Solo time in the wild

Daniel Christian Wahl

Spending time alone in nature, with an open heart/mind, maybe holding a question or maybe simply letting one come, is a valuable ally for evolutionary activists. Solo time in nature can generate powerful insights. It serves as an effective way of letting go of the old and inviting the new (story) into our lives.

Rites of passage ceremonies exist in all of the world’s indigenous cultures. They are an important marker of transition, transformation and change in the lives of members of these cultures. The transition from childhood to adulthood, from adulthood into eldership, the transition into parenthood, the confirmation of a new role in the community, the intentional and ceremonial leaving behind of modes of thinking and acting that no longer serve us — these important moments of change and transformation can be energized and celebrated through rites of passage ceremonies. They serve to support individuals and help them to recognize their unique gifts and potential, for their own benefit, for the benefit of their community and for the benefit of the world.

In the industrial growth society we have done away with traditional rites of passage or turned them into ineffective vestiges of their ancient counterparts. Vision quest, or vision fast, is a powerful ritual that can help individuals to mark these important life stages and transitions in a meaningful and helpful way.

For most people, there comes a time in life when engaging in such a ritual could be an important act of transformative innovation at the very personal level of our own way of being in the world. Rites of passage ceremonies enable men and women of all ages, but especially young adults, to engage in an age-old ceremonial pattern: completion of an old life, movement through the threshold of the unknown and return to the world reborn. People in transition from one phase of life to another often find deep meaning and guidance in this process. It is a path that has been followed by human beings for many thousands of years. When it is time to consider such a ritual, these questions call us:

Who am I?

What do I have to give?

How can I heal my wounds and leave behind habits that no longer serve?

How can I become an effective agent of positive change?

How can I love this world, every day a little bit more?

What is my true calling?


How can I serve?

Just as meditation connects us to our inner wisdom and intuition, and practising the way of council connects us to the collective wisdom of our people and community, nature-based rites of passage rituals — or simply spending conscious solo time in nature — connect us to nature as a profound source of insight, guidance, vision and strength.
The School of Lost Borders in California, Sacred Passages in Colorado, and the Eschwege Institute in Germany are among the many places where you can start to explore the power of modern day rites of passage for yourself and experience how these rituals can help you to step into your own full power as an agent of positive change in this world. For me, solo time in nature is an important source of insight, creativity, meaning and vitality. I have seen in workshops I co-facilitated how such immersion in wild nature, combined with council and other practices, can have a deeply transformative effect on people.
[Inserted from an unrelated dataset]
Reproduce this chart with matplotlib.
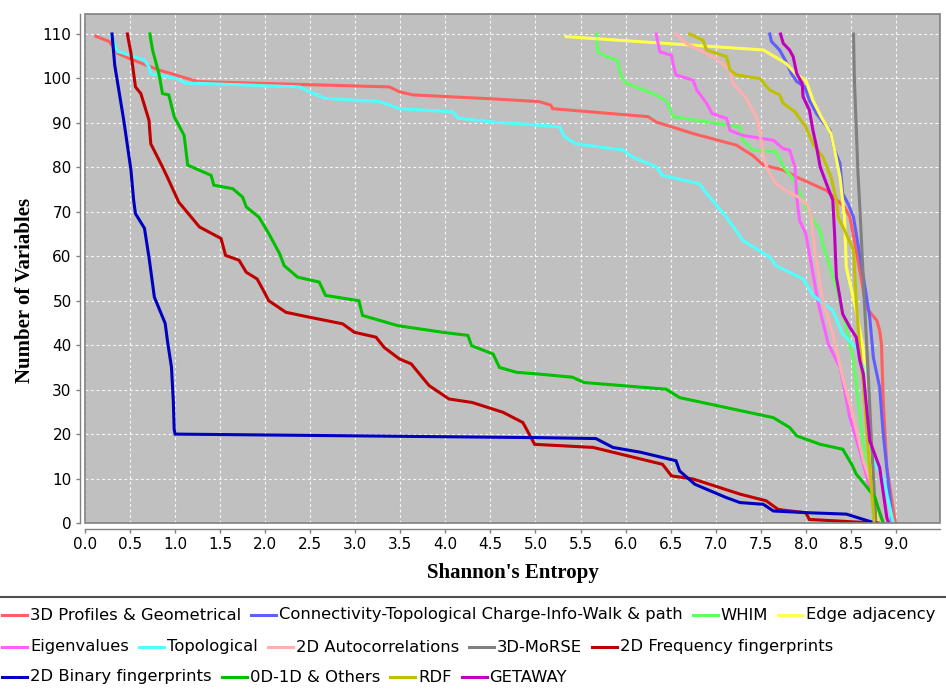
import numpy as np
import matplotlib
matplotlib.use("Agg")
import matplotlib.pyplot as plt
from matplotlib.lines import Line2D
from matplotlib.patches import Rectangle

# ---------------- data ----------------
labels = ["3D Profiles & Geometrical", "Connectivity-Topological Charge-Info-Walk & path",
          "WHIM", "Edge adjacency", "Eigenvalues", "Topological", "2D Autocorrelations",
          "3D-MoRSE", "2D Frequency fingerprints", "2D Binary fingerprints",
          "0D-1D & Others", "RDF", "GETAWAY"]
colors = ["#ff5f5f", "#5f5fff", "#5fff5f", "#ffff50", "#ff5fff", "#50ffff", "#ffafaf",
          "#808080", "#c00000", "#0000c0", "#00c000", "#c0c000", "#c000c0"]

profiles3d_x = [0.12, 0.27, 0.36, 0.49, 0.82, 1.25, 3.38, 3.49, 3.64, 4.53, 5.04, 5.17, 5.19, 6.25,
                6.34, 6.75, 7.23, 7.41, 7.53, 7.75, 7.90, 8.23, 8.43, 8.49, 8.56, 8.62, 8.67, 8.79,
                8.82, 8.84, 8.86, 8.90, 8.99, 9.00]
profiles3d_y = [109.5, 108.3, 105.7, 104.5, 101.9, 99.3, 98.1, 97.0, 96.3, 95.4, 94.8, 94.0, 93.2, 91.4,
                90.2, 87.6, 85.0, 82.7, 80.5, 79.4, 77.8, 74.8, 71.1, 68.8, 61.3, 54.5, 48.5, 45.5,
                43.3, 40.3, 27.5, 12.5, 0.5, 0]

connectivity_x = [7.60, 7.62, 7.71, 7.78, 7.84, 7.90, 7.99, 8.04, 8.12, 8.19, 8.27, 8.32, 8.38, 8.41,
                  8.47, 8.53, 8.56, 8.64, 8.71, 8.75, 8.82, 8.86, 8.93, 8.96]
connectivity_y = [110, 108.3, 106.4, 103.8, 101.1, 99.3, 98.1, 95.1, 92.1, 90.2, 88.3, 83.9, 80.9, 74.1,
                  71.8, 68.8, 65.1, 55.3, 46.3, 37.3, 30.5, 20.0, 6.5, 0]

whim_x = [5.68, 5.69, 5.79, 5.91, 5.95, 6.01, 6.30, 6.45, 6.53, 7.27, 7.30, 7.41, 7.67, 7.75, 7.86,
          7.97, 8.06, 8.16, 8.19, 8.34, 8.45, 8.53, 8.60, 8.67, 8.79, 8.82]
whim_y = [110, 106.0, 104.9, 104.1, 100.4, 98.9, 96.6, 95.1, 91.4, 89.1, 86.1, 83.9, 83.5, 80.1, 77.5,
          72.6, 68.8, 65.8, 62.8, 53.0, 44.0, 36.5, 24.5, 12.5, 3.5, 0]

edge_x = [5.34, 7.53, 7.78, 7.90, 8.00, 8.04, 8.08, 8.17, 8.28, 8.32, 8.38, 8.43, 8.45, 8.56, 8.64,
          8.67, 8.71, 8.75, 8.80]
edge_y = [109.4, 106.4, 103.4, 100.8, 99.6, 97.4, 95.1, 91.4, 87.6, 83.9, 77.8, 68.8, 57.5, 47.8, 38.8,
          27.5, 16.2, 7.2, 0]

eigen_x = [6.34, 6.38, 6.51, 6.53, 6.56, 6.75, 6.79, 6.90, 6.96, 7.12, 7.16, 7.30, 7.64, 7.75, 7.82,
           7.88, 7.90, 7.93, 8.00, 8.08, 8.14, 8.25, 8.38, 8.49, 8.60, 8.71, 8.82, 8.86]
eigen_y = [110, 106, 105.2, 103.0, 100.8, 99.6, 97.4, 94.4, 92.1, 91.0, 88.3, 87.2, 86.1, 84.2, 83.9,
           80.1, 73.3, 68.1, 65.1, 56.1, 49.3, 40.3, 35.0, 23.7, 16.2, 8.0, 2.7, 0]

topo_x = [0.29, 0.36, 0.49, 0.66, 0.71, 0.73, 1.01, 1.12, 1.27, 2.38, 2.49, 2.67, 3.27, 3.49, 4.08,
          4.14, 4.53, 5.04, 5.27, 5.32, 5.45, 5.97, 6.08, 6.34, 6.41, 6.82, 6.90, 7.12, 7.30, 7.60,
          7.67, 7.97, 8.08, 8.30, 8.41, 8.56, 8.64, 8.67, 8.75, 8.86, 8.95, 8.97]
topo_y = [109.6, 106.1, 105.3, 104.1, 102.6, 101.1, 100.0, 98.9, 98.9, 98.1, 97.0, 95.5, 94.8, 93.2, 92.5,
          91.1, 90.2, 89.5, 89.1, 86.9, 85.3, 83.9, 82.3, 80.1, 78.2, 76.3, 74.1, 68.8, 63.6, 59.8,
          57.9, 54.9, 51.2, 47.8, 42.5, 39.5, 35.0, 26.0, 14.0, 10.2, 2.0, 0]

autocorr_x = [6.56, 6.67, 6.82, 7.00, 7.16, 7.19, 7.34, 7.45, 7.49, 7.53, 7.58, 7.67, 7.80, 7.92,
              8.02, 8.06, 8.10, 8.19, 8.30, 8.41, 8.53, 8.64, 8.79, 8.84]
autocorr_y = [110, 107.9, 106.4, 104.5, 101.9, 98.9, 95.5, 91.4, 88.3, 82.3, 79.4, 76.3, 74.5, 73.3,
              71.5, 68.8, 61.3, 50.0, 42.5, 32.7, 23.7, 14.0, 5.0, 0]

morse_x = [8.53, 8.54, 8.56, 8.58, 8.60, 8.62, 8.65, 8.69, 8.73, 8.78]
morse_y = [110, 99.6, 89.1, 78.6, 71.1, 62.8, 50, 35, 18, 0]

freq2d_x = [0.47, 0.51, 0.56, 0.62, 0.71, 0.73, 0.86, 0.93, 1.04, 1.27, 1.51, 1.56, 1.71, 1.79, 1.91,
            1.97, 2.04, 2.23, 2.49, 2.86, 2.99, 3.23, 3.32, 3.49, 3.62, 3.73, 3.82, 4.04, 4.30, 4.64,
            4.86, 4.93, 4.99, 5.64, 6.41, 6.51, 6.75, 7.27, 7.56, 7.69, 7.75, 8.00, 8.04, 8.67, 8.80]
freq2d_y = [110, 105.7, 98.1, 96.6, 90.6, 85.3, 80.1, 77.1, 72.2, 66.6, 64.0, 60.2, 59.1, 56.4, 54.9,
            52.7, 50.0, 47.4, 46.3, 44.8, 42.9, 41.8, 39.5, 36.9, 35.8, 33.1, 30.9, 27.9, 27.1, 24.9,
            22.6, 20.0, 17.7, 17.0, 13.2, 10.6, 9.9, 6.5, 5.0, 3.1, 2.9, 2.3, 0.8, 0.1, 0]

binary2d_x = [0.30, 0.33, 0.43, 0.51, 0.54, 0.56, 0.66, 0.71, 0.77, 0.89, 0.915, 0.96, 0.98, 0.99,
              1.00, 5.04, 5.67, 5.86, 6.17, 6.56, 6.60, 6.77, 7.12, 7.27, 7.53, 7.64, 8.04, 8.45,
              8.64, 8.77]
binary2d_y = [110, 103, 90.6, 79.4, 72.6, 69.6, 66.3, 59.8, 50.8, 44.9, 41.0, 35.0, 27.5, 21.0,
              20.0, 19.2, 19.0, 17.0, 15.9, 14.0, 11.7, 8.7, 5.7, 4.6, 4.2, 2.7, 2.3, 2.0,
              0.8, 0]

others_x = [0.72, 0.75, 0.82, 0.86, 0.93, 0.99, 1.10, 1.14, 1.40, 1.43, 1.64, 1.75, 1.79, 1.93, 2.04,
            2.16, 2.21, 2.36, 2.60, 2.67, 3.04, 3.08, 3.47, 3.97, 4.25, 4.29, 4.53, 4.60, 4.79, 5.04,
            5.41, 5.54, 6.45, 6.60, 7.64, 7.82, 7.90, 8.16, 8.41, 8.51, 8.56, 8.67, 8.77, 8.82, 8.86]
others_y = [110, 106.4, 101.1, 96.6, 96.3, 91.4, 87.2, 80.5, 78.2, 76.0, 75.2, 73.3, 71.1, 68.8, 65.1,
            60.6, 57.9, 55.3, 54.2, 51.2, 50.0, 46.7, 44.4, 42.9, 42.2, 39.9, 38.0, 35.0, 33.9, 33.5,
            32.8, 31.6, 30.1, 28.2, 23.7, 21.5, 19.6, 17.7, 16.6, 13.2, 11.0, 8.3, 5.7, 2.3, 0]

rdf_x = [6.71, 6.86, 6.90, 7.12, 7.16, 7.23, 7.49, 7.60, 7.71, 7.75, 7.88, 8.00, 8.08, 8.19, 8.28,
         8.34, 8.36, 8.45, 8.53, 8.56, 8.60, 8.64, 8.68, 8.72, 8.76]
rdf_y = [110, 108.6, 106.4, 104.9, 101.9, 100.8, 100.0, 97.4, 96.3, 94.4, 92.5, 89.1, 85.3, 82.3, 77.8,
         72.6, 68.8, 65.0, 61.3, 50.0, 38.8, 31.2, 20.0, 10.0, 0]

getaway_x = [7.72, 7.75, 7.82, 7.86, 7.90, 7.96, 7.97, 8.04, 8.08, 8.12, 8.16, 8.23, 8.30, 8.32, 8.34,
             8.41, 8.49, 8.56, 8.60, 8.64, 8.71, 8.82, 8.90, 8.92]
getaway_y = [110, 107.9, 106.4, 104.9, 101.1, 98.9, 95.9, 92.9, 88.3, 84.6, 80.1, 76.3, 72.6, 65.1, 55.3,
             47.0, 44.0, 41.8, 36.5, 33.5, 18.5, 12.5, 1.2, 0]

series = [(profiles3d_x, profiles3d_y), (connectivity_x, connectivity_y), (whim_x, whim_y),
          (edge_x, edge_y), (eigen_x, eigen_y), (topo_x, topo_y), (autocorr_x, autocorr_y),
          (morse_x, morse_y), (freq2d_x, freq2d_y), (binary2d_x, binary2d_y),
          (others_x, others_y), (rdf_x, rdf_y), (getaway_x, getaway_y)]

x_ticks = np.arange(0, 9.01, 0.5)
y_ticks = np.arange(0, 111, 10)

# ---------------- figure ----------------
W, H = 946, 691
fig = plt.figure(figsize=(W / 100, H / 100), dpi=100)
fig.patch.set_facecolor("white")

L, R, T, B = 85, 940, 14, 523
ax = fig.add_axes([L / W, 1 - B / H, (R - L) / W, (B - T) / H])
ax.set_facecolor("#c0c0c0")
ax.set_xlim(0, 9.49)
ax.set_ylim(0, 114.5)

ax.grid(True, color="white", linestyle=(0, (2.5, 2.5)), linewidth=0.8, alpha=0.9)
ax.set_axisbelow(True)

for (xs, ys), c in zip(series, colors):
    ax.plot(xs, ys, color=c, lw=2.2, solid_joinstyle="miter", zorder=3)

ax.set_xticks(x_ticks)
ax.set_xticklabels([f"{v:.1f}" for v in x_ticks])
ax.set_yticks(y_ticks)
ax.set_yticklabels([f"{v:d}" for v in y_ticks])
ax.tick_params(direction="out", length=3, width=1, color="#808080",
               labelsize=11, pad=3)

for s in ["top", "right"]:
    ax.spines[s].set_visible(False)
ax.spines["left"].set_position(("outward", 3.6))
ax.spines["bottom"].set_position(("outward", 4.3))
for s in ["left", "bottom"]:
    ax.spines[s].set_color("#808080")
    ax.spines[s].set_linewidth(1)
ax.add_patch(Rectangle((0, 0), 1, 1, transform=ax.transAxes, fill=False,
                       edgecolor="#808080", lw=1.2, zorder=5, clip_on=False))

fig.text(25 / W, 1 - 290 / H, "Number of Variables", rotation=90, ha="center", va="center",
         family="Liberation Serif", fontweight="bold", fontsize=15)
fig.text((L + R) / 2 / W, 1 - 573 / H, "Shannon's Entropy", ha="center", va="center",
         family="Liberation Serif", fontweight="bold", fontsize=15)

# ---------------- legend ----------------
fig.add_artist(Line2D([0, 1], [1 - 597 / H, 1 - 597 / H], color="#505050", lw=1.5,
                      transform=fig.transFigure))
renderer = fig.canvas.get_renderer()
rows = [[0, 1, 2, 3], [4, 5, 6, 7, 8], [9, 10, 11, 12]]
row_y = [615, 647, 677]
for r, idxs in enumerate(rows):
    x = 2
    yy = 1 - row_y[r] / H
    for i in idxs:
        fig.add_artist(Line2D([x / W, (x + 25) / W], [yy, yy], color=colors[i], lw=2.2,
                              transform=fig.transFigure))
        t = fig.text((x + 28) / W, yy, labels[i], ha="left", va="center",
                     family="DejaVu Sans", fontsize=11.8)
        bb = t.get_window_extent(renderer)
        x = bb.x1 + 10

fig.savefig("out.png", dpi=100, facecolor="white")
Shortly after my own first vision fast in 2008, I read Peter Senge, Otto Scharmer, Joe Jaworski, and Betty Sue Flowers’ book Presence (2005) and was delighted to find out about John P. Milton’s vision fast work with global business leaders. John’s programme seemed to have had a profound effect on many of them. I met John only a few weeks later when he paid a surprise visit to Findhorn. He gave me a copy of Sky Above, Earth Below (2006). The book describes many useful techniques for meditation, conscious movement, and visualizations to draw strength and insight from our conscious participation in nature. It has been a treasured companion.

Mindfulness practices, council and solo time in nature can support us on our path of living the questions, individually and collectively. We are all making a difference, not just by what we do, also by what we say, the questions we ask, the way we think and invite others to think, but most of all by how we ‘show up’.
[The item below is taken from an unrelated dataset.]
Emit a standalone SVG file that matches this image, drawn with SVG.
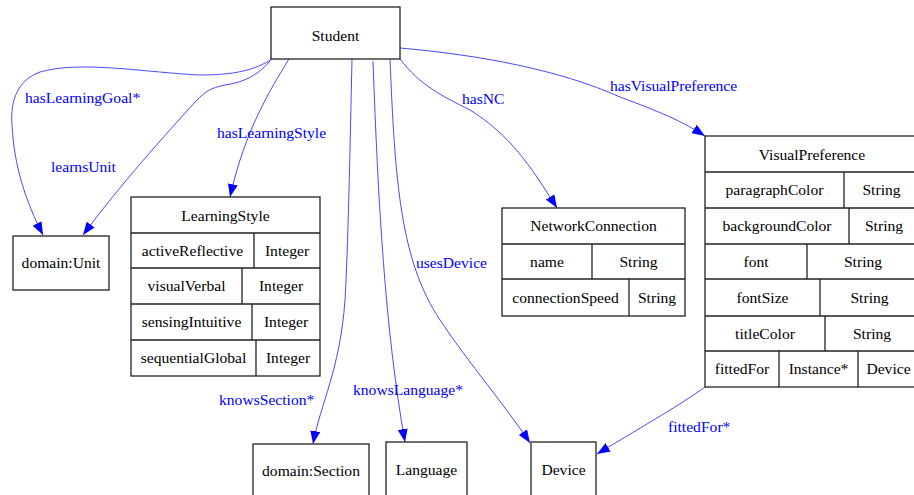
<svg xmlns="http://www.w3.org/2000/svg" width="914" height="495" viewBox="0 0 914 495">
<defs>
<marker id="ah" markerUnits="userSpaceOnUse" markerWidth="13" markerHeight="10" viewBox="0 0 13 10" refX="13" refY="5" orient="auto">
<path d="M0,0 L13,5 L0,10 Z" fill="#0000ff"/>
</marker>
</defs>
<style>
.box{fill:#fff;stroke:#222;stroke-width:1.3}
.ln{stroke:#222;stroke-width:1.3;fill:none}
text{font-family:"Liberation Serif","Times New Roman",serif;font-size:15.6px}
.n{fill:#000;text-anchor:middle}
.lbl{fill:#0000ff}
.e{fill:none;stroke:#4a4aff;stroke-width:1;marker-end:url(#ah)}
</style>
<rect width="914" height="495" fill="#fff"/>
<g id="connectors">
<path class="e" d="M272,59 C255,70 235,75 200,75 C150,73 80,60 40,72 C18,80 10,100 12,125 C14,165 25,200 43,235"/>
<text class="lbl" x="25" y="103">hasLearningGoal*</text>
<path class="e" d="M270,61 C258,75 245,82 225,85 C210,88 205,92 197,100 C165,135 120,185 83,235"/>
<text class="lbl" x="51" y="172">learnsUnit</text>
<path class="e" d="M289,59 C270,90 245,130 230,197"/>
<text class="lbl" x="217" y="138">hasLearningStyle</text>
<path class="e" d="M352,59 C350,150 348,250 345,300 C340,370 320,405 313,444"/>
<text class="lbl" x="219" y="405">knowsSection*</text>
<path class="e" d="M373,61 C378,200 385,330 405,442"/>
<text class="lbl" x="353" y="395">knowsLanguage*</text>
<path class="e" d="M390,59 C395,180 400,260 440,320 C470,365 505,405 530,443"/>
<text class="lbl" x="416" y="268">usesDevice</text>
<path class="e" d="M400,59 C420,85 440,95 470,110 C510,135 530,165 557,208"/>
<text class="lbl" x="462" y="104">hasNC</text>
<path class="e" d="M400,48 C480,55 560,70 620,97 C660,112 680,120 705,136"/>
<text class="lbl" x="610" y="91">hasVisualPreference</text>
<path class="e" d="M705,387 C680,405 650,422 597,454"/>
<text class="lbl" x="668" y="432">fittedFor*</text>
</g>
<g id="Student">
<rect class="box" x="271" y="7" width="129" height="52"/>
<text class="n" x="335.5" y="41">Student</text>
</g>
<g id="domainUnit">
<rect class="box" x="13" y="236" width="96" height="54"/>
<text class="n" x="61" y="268">domain:Unit</text>
</g>
<g id="LearningStyle">
<rect class="box" x="131" y="197" width="189" height="179"/>
<path class="ln" d="M131,233H320M131,268H320M131,304H320M131,340H320M254,233V268M242,268V304M252,304V340M256,340V376"/>
<text class="n" x="225.5" y="221">LearningStyle</text>
<text class="n" x="192.5" y="256">activeReflective</text><text class="n" x="287" y="256">Integer</text>
<text class="n" x="186.5" y="291">visualVerbal</text><text class="n" x="281" y="291">Integer</text>
<text class="n" x="191.5" y="327">sensingIntuitive</text><text class="n" x="286" y="327">Integer</text>
<text class="n" x="193.5" y="363">sequentialGlobal</text><text class="n" x="288" y="363">Integer</text>
</g>
<g id="NetworkConnection">
<rect class="box" x="502" y="208" width="183" height="108"/>
<path class="ln" d="M502,244H685M502,279H685M592,244V279M629,279V316"/>
<text class="n" x="593.5" y="231">NetworkConnection</text>
<text class="n" x="547" y="267">name</text><text class="n" x="638.5" y="267">String</text>
<text class="n" x="565.5" y="303">connectionSpeed</text><text class="n" x="657" y="303">String</text>
</g>
<g id="VisualPreference">
<rect class="box" x="705" y="136" width="214" height="251"/>
<path class="ln" d="M705,172H919M705,208H919M705,244H919M705,279H919M705,316H919M705,351H919M844,172V208M849,208V244M807,244V279M820,279V316M825,316V351M779,351V387M858,351V387"/>
<text class="n" x="812" y="160">VisualPreference</text>
<text class="n" x="774.5" y="195">paragraphColor</text><text class="n" x="881.5" y="195">String</text>
<text class="n" x="777" y="231">backgroundColor</text><text class="n" x="884" y="231">String</text>
<text class="n" x="756" y="267">font</text><text class="n" x="863" y="267">String</text>
<text class="n" x="762.5" y="303">fontSize</text><text class="n" x="869.5" y="303">String</text>
<text class="n" x="765" y="339">titleColor</text><text class="n" x="872" y="339">String</text>
<text class="n" x="742" y="374">fittedFor</text><text class="n" x="818.5" y="374">Instance*</text><text class="n" x="888.5" y="374">Device</text>
</g>
<g id="domainSection">
<rect class="box" x="253" y="444" width="116" height="60"/>
<text class="n" x="311" y="476">domain:Section</text>
</g>
<g id="Language">
<rect class="box" x="386" y="442" width="81" height="62"/>
<text class="n" x="426.5" y="475">Language</text>
</g>
<g id="Device">
<rect class="box" x="531" y="442" width="65" height="62"/>
<text class="n" x="563.5" y="475">Device</text>
</g>
</svg>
The quality of our being in and through relationships and how we help others relate to the future potential of the present moment changes outcomes. Setting an intention about who we want to be, how we want to behave, and what we want to activate in the world and affirming this intention every day in our thoughts, words and actions is a practice of personal transformation that catalyses cultural transformation.
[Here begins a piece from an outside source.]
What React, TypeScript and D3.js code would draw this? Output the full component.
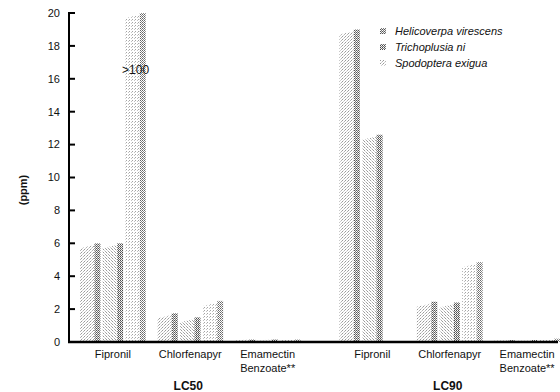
import React from "react";
import * as d3 from "d3";

const panels = ["LC50", "LC90"];
const compounds = ["Fipronil", "Chlorfenapyr", "Emamectin Benzoate**"];
const compoundLines = [["Fipronil"], ["Chlorfenapyr"], ["Emamectin", "Benzoate**"]];
const species = ["Helicoverpa virescens", "Trichoplusia ni", "Spodoptera exigua"];
// values[panel][compound][species]; null = not drawn
const lc50Values: (number | null)[][] = [
  [6.0, 6.0, 100],
  [1.75, 1.5, 2.5],
  [0.15, 0.15, 0.15],
];
const lc90Values: (number | null)[][] = [
  [19.0, 12.6, null],
  [2.45, 2.4, 4.85],
  [0.12, 0.12, 0.2],
];
const yTicks = [0, 2, 4, 6, 8, 10, 12, 14, 16, 18, 20];

const W = 560;
const H = 392;
const font = "'Liberation Sans', Arial, Helvetica, sans-serif";

export default function App() {
  const y = d3.scaleLinear().domain([0, 20]).range([342, 13]);
  const xPanel = d3.scaleBand<string>().domain(panels).range([80, 560]).paddingInner(0.15).paddingOuter(0);
  const xComp = d3.scaleBand<string>().domain(compounds).range([0, xPanel.bandwidth()]).paddingInner(0.15);
  const xSp = d3.scaleBand<string>().domain(species).range([0, xComp.bandwidth()]).paddingInner(0.1);
  const data = [lc50Values, lc90Values];
  const edge = 6;
  const bodyPat = ["pLight1", "pLight2", "pLight3"];
  const edgePat = ["pDark1", "pDark2", "pDark3"];

  const bars: React.ReactNode[] = [];
  const overLabels: React.ReactNode[] = [];
  panels.forEach((p, pi) => {
    compounds.forEach((c, ci) => {
      species.forEach((s, si) => {
        const v = data[pi][ci][si];
        if (v === null) return;
        const shown = Math.min(v, 20);
        const x0 = xPanel(p)! + xComp(c)! + xSp(s)!;
        const bw = xSp.bandwidth();
        const x1 = x0 + bw;
        const yt = y(shown);
        const yb = y(0);
        const slant = Math.min(5, (yb - yt) * 0.3);
        const bodyPath = `M${x0},${yb}L${x0},${yt + slant}L${x1 - edge},${yt + slant * 0.35}L${x1 - edge},${yb}Z`;
        bars.push(
          <g key={`${p}-${c}-${s}`}>
            <path d={bodyPath} fill={`url(#${bodyPat[si]})`} />
            <rect x={x1 - edge} y={yt} width={edge} height={yb - yt} fill={`url(#${edgePat[si]})`} />
          </g>
        );
        if (v > 20) {
          overLabels.push(
            <text key={`ol-${p}-${c}-${s}`} x={x0 + bw / 2} y={y(16.3)} textAnchor="middle" fontSize={12} fontFamily={font} fill="#111">
              {">100"}
            </text>
          );
        }
      });
    });
  });

  return (
    <svg width={W} height={H} style={{ position: "absolute", left: 0, top: 0, background: "#fff" }}>
      <defs>
        <pattern id="pLight1" width={3} height={3} patternUnits="userSpaceOnUse">
          <rect x={0} y={0} width={1} height={1} fill="#999" />
          <rect x={2} y={1} width={1} height={1} fill="#b4b4b4" />
          <rect x={1} y={2} width={1} height={1} fill="#d0d0d0" />
        </pattern>
        <pattern id="pLight2" width={3} height={3} patternUnits="userSpaceOnUse">
          <rect x={1} y={0} width={1} height={1} fill="#999" />
          <rect x={0} y={2} width={1} height={1} fill="#aaa" />
          <rect x={2} y={1} width={1} height={1} fill="#d4d4d4" />
        </pattern>
        <pattern id="pLight3" width={3} height={3} patternUnits="userSpaceOnUse">
          <rect x={0} y={1} width={1} height={1} fill="#a4a4a4" />
          <rect x={2} y={2} width={1} height={1} fill="#c4c4c4" />
        </pattern>
        <pattern id="pDark1" width={2} height={2} patternUnits="userSpaceOnUse">
          <rect x={0} y={0} width={1} height={1} fill="#555" />
          <rect x={1} y={1} width={1} height={1} fill="#777" />
          <rect x={1} y={0} width={1} height={1} fill="#ddd" />
        </pattern>
        <pattern id="pDark2" width={2} height={2} patternUnits="userSpaceOnUse">
          <rect x={0} y={0} width={1} height={1} fill="#4a4a4a" />
          <rect x={1} y={1} width={1} height={1} fill="#707070" />
          <rect x={0} y={1} width={1} height={1} fill="#ddd" />
        </pattern>
        <pattern id="pDark3" width={2} height={2} patternUnits="userSpaceOnUse">
          <rect x={0} y={0} width={1} height={1} fill="#666" />
          <rect x={1} y={1} width={1} height={1} fill="#888" />
        </pattern>
      </defs>

      {bars}
      {overLabels}

      {/* y axis */}
      <line x1={69} x2={69} y1={y(20) - 1} y2={y(0) + 1} stroke="#000" strokeWidth={2} />
      {yTicks.map((t) => (
        <g key={t}>
          <line x1={69} x2={75} y1={y(t)} y2={y(t)} stroke="#000" strokeWidth={2} />
          <text x={60} y={y(t)} dy="0.35em" textAnchor="end" fontSize={11} fontFamily={font} fill="#111">
            {t}
          </text>
        </g>
      ))}
      {/* x axis */}
      <line x1={68} x2={558} y1={y(0)} y2={y(0)} stroke="#000" strokeWidth={2.5} />

      {/* category labels */}
      {panels.map((p) =>
        compounds.map((c, ci) => {
          const cx = xPanel(p)! + xComp(c)! + xComp.bandwidth() / 2;
          return (
            <text key={`${p}-${c}`} x={cx} y={358} textAnchor="middle" fontSize={11} fontFamily={font} fill="#111">
              {compoundLines[ci].map((ln, li) => (
                <tspan key={li} x={cx} dy={li === 0 ? 0 : 14}>
                  {ln}
                </tspan>
              ))}
            </text>
          );
        })
      )}
      {panels.map((p) => (
        <text key={p} x={xPanel(p)! + xComp("Chlorfenapyr")! + xComp.bandwidth() / 2 - 2} y={390} textAnchor="middle" fontSize={12} fontWeight="bold" fontFamily={font} fill="#111">
          {p}
        </text>
      ))}

      {/* y label */}
      <text transform="translate(27,190) rotate(-90)" textAnchor="middle" fontSize={11} fontWeight="bold" fontFamily={font} fill="#111">
        (ppm)
      </text>

      {/* legend */}
      {species.map((s, i) => (
        <g key={s} transform={`translate(380,${31 + i * 16})`}>
          <rect x={0} y={-3} width={6} height={6} fill={`url(#${i === 2 ? "pLight1" : edgePat[i]})`} />
          <text x={15} y={0} dy="0.35em" fontSize={11} fontStyle="italic" fontFamily={font} fill="#111">
            {s}
          </text>
        </g>
      ))}
    </svg>
  );
}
The most effective way of writing the narrative of interbeing into humanity’s collective consciousness is by living it with compassion for others and our own failures on the way. If enough of us become culturally creative evolutionary activists we will contribute to the emergence of diverse regenerative communities and a thriving future. Listening more deeply is an invaluable source of insight and guidance for all who are willing to follow that call.

My Life is a gift

from the whole of Life

to the whole of Life […]

Tom Atlee

[This article is an excerpt from Daniel Christian Wahl's book Designing Regenerative Cultures, published by Triarchy Press, 2016.]